MAKE YOUR OWN TRACKS…
Strangely enough, scientific investigations are rarely incorporated into late-night comedy shows. David Letterman’s “Will It Float?” segments were zany outliers. Before the eyes of a sleep-deprived audience, sundry objects were tested for buoyancy. The experiment was simple and the results conclusive. The item-in-question was dropped into a pool of water. Within seconds, all predictions were either confirmed or contradicted. Game over. Have a good night. If only all scientific inquiries were so clear-cut and their outcomes accepted with such good humor.
Just for fun, let’s play “Will It Warm (the Earth)?”
- Fusion occurring within the Sun
- Weathering of the continental crust’s silicates
- Cultivation of rice
- Dams built by beavers
- Burning of biofuels
- Saving the whales
- Logging the oldest trees in a forest
- Widespread human consumption of ostrich meat
- Bitcoin usage
- Melting of the Arctic ice cap
You will have to read the book for answers, but I will provide one that exemplifies the complexity of climate change analysis:
As the Arctic ice cap melts (due to warming factors), more liquid water of the Arctic Ocean will be exposed.

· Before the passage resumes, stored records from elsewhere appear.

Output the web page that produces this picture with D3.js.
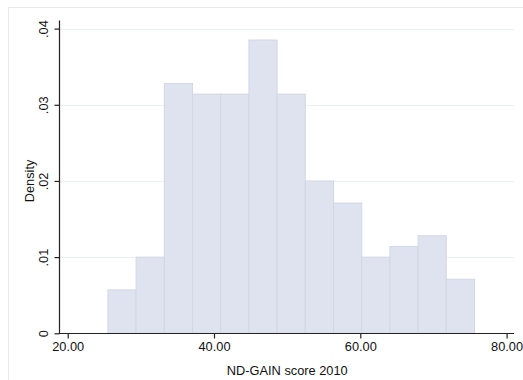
<!DOCTYPE html>
<html>
<head>
<meta charset="utf-8">
<script src="https://cdn.jsdelivr.net/npm/d3@7"></script>
<style>
  html, body { margin: 0; padding: 0; background: #fff; }
  svg { display: block; font-family: "Liberation Sans", Arial, Helvetica, sans-serif; }
</style>
</head>
<body>
<svg id="chart" width="523" height="380"></svg>
<script>
// Histogram of ND-GAIN score 2010 (density scale)
const binStart = 25.5;
const binWidth = 3.855;
const densities = [0.0057, 0.0100, 0.0328, 0.0314, 0.0314, 0.0385, 0.0314,
                   0.0200, 0.0171, 0.0100, 0.0114, 0.0128, 0.0071];
const xTicks = [20, 40, 60, 80];
const yTicks = [0, 0.01, 0.02, 0.03, 0.04];
const xTitle = "ND-GAIN score 2010";
const yTitle = "Density";

const svg = d3.select("#chart");

// outer graph-region frame
svg.append("rect")
  .attr("x", 8.5).attr("y", 7.5)
  .attr("width", 530).attr("height", 390)
  .attr("fill", "#fff")
  .attr("stroke", "#e6eaeb").attr("stroke-width", 1);

const x = d3.scaleLinear().domain([20, 80]).range([67.7, 506.6]);
const y = d3.scaleLinear().domain([0, 0.04]).range([333.3, 28.6]);

const axisLeftX = 59.5;
const axisRightX = 514;
const axisTopY = 20.5;
const baseY = 333.5;

// horizontal grid lines
svg.append("g")
  .selectAll("line")
  .data(yTicks.filter(d => d > 0))
  .join("line")
  .attr("x1", axisLeftX).attr("x2", axisRightX)
  .attr("y1", d => Math.round(y(d)) + 0.5)
  .attr("y2", d => Math.round(y(d)) + 0.5)
  .attr("stroke", "#e9f0f1").attr("stroke-width", 1.2);

// bars
const bins = densities.map((d, i) => ({
  x0: binStart + i * binWidth,
  x1: binStart + (i + 1) * binWidth,
  d
}));
svg.append("g")
  .selectAll("rect")
  .data(bins)
  .join("rect")
  .attr("x", b => x(b.x0))
  .attr("width", b => x(b.x1) - x(b.x0))
  .attr("y", b => y(b.d))
  .attr("height", b => y(0) - y(b.d))
  .attr("fill", "#dfe3ef")
  .attr("stroke", "#d2d7e4").attr("stroke-width", 1);

// y axis
const yAxis = d3.axisLeft(y)
  .tickValues(yTicks)
  .tickSize(5)
  .tickFormat(d => d === 0 ? "0" : d3.format(".2f")(d).replace(/^0/, ""));
const gy = svg.append("g")
  .attr("transform", `translate(${axisLeftX},0)`)
  .call(yAxis);
gy.select(".domain").remove();
gy.append("line")
  .attr("x1", 0).attr("x2", 0)
  .attr("y1", axisTopY).attr("y2", baseY + 0.5)
  .attr("stroke", "#222").attr("stroke-width", 1.2);
gy.selectAll(".tick line").attr("stroke", "#222").attr("stroke-width", 1.2);
gy.selectAll(".tick text")
  .attr("x", 0).attr("dy", null)
  .attr("transform", "translate(-16,0) rotate(-90)")
  .attr("text-anchor", "middle")
  .attr("dominant-baseline", "central")
  .attr("font-size", 12.8)
  .attr("fill", "#111");

// x axis
const xAxis = d3.axisBottom(x)
  .tickValues(xTicks)
  .tickSize(5)
  .tickFormat(d3.format(".2f"));
const gx = svg.append("g")
  .attr("transform", `translate(0,${baseY})`)
  .call(xAxis);
gx.select(".domain").remove();
gx.append("line")
  .attr("x1", axisLeftX - 0.6).attr("x2", axisRightX)
  .attr("y1", 0).attr("y2", 0)
  .attr("stroke", "#222").attr("stroke-width", 1.2);
gx.selectAll(".tick line").attr("stroke", "#222").attr("stroke-width", 1.2);
gx.selectAll(".tick text")
  .attr("y", 8).attr("dy", "0.71em")
  .attr("font-size", 12.8)
  .attr("fill", "#111");

// axis titles
svg.append("text")
  .attr("x", (axisLeftX + axisRightX) / 2 + 0.5)
  .attr("y", 375)
  .attr("text-anchor", "middle")
  .attr("font-size", 12.8)
  .attr("fill", "#111")
  .text(xTitle);

svg.append("text")
  .attr("transform", `translate(34,${(y(0) + y(0.04)) / 2}) rotate(-90)`)
  .attr("text-anchor", "middle")
  .attr("font-size", 12.8)
  .attr("fill", "#111")
  .text(yTitle);
</script>
</body>
</html>
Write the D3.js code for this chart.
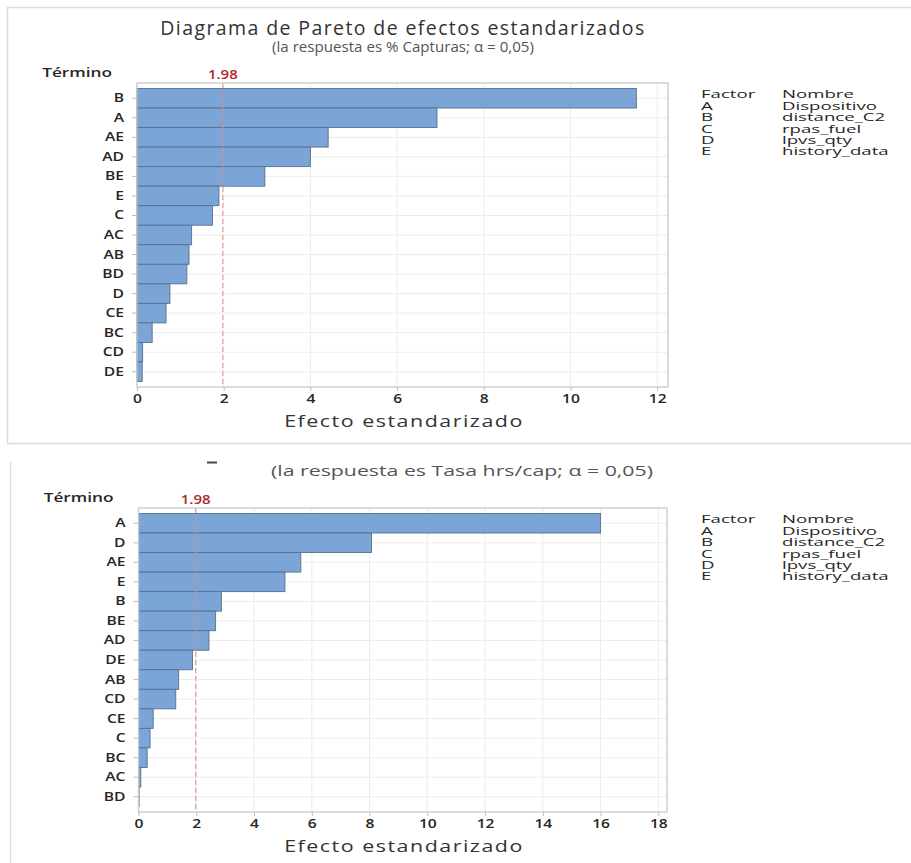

Liquid water will more readily absorb heat from the Sun than aforementioned ice. Consequently, more water will vaporize, but it will not remain in the atmosphere indefinitely. It will precipitate out as snowfall over Canada and Siberia where temperatures will remain well below the freezing point for water, global warming notwithstanding. An increasing expanse of ice coverage at these latitudes will very effectively reflect sunlight and cause an overall cooling effect, extending snow and ice further and further.
So, the melting of the polar ice cap is both an effect of global warming and a cause of global cooling. See why climate change research is such a challenge?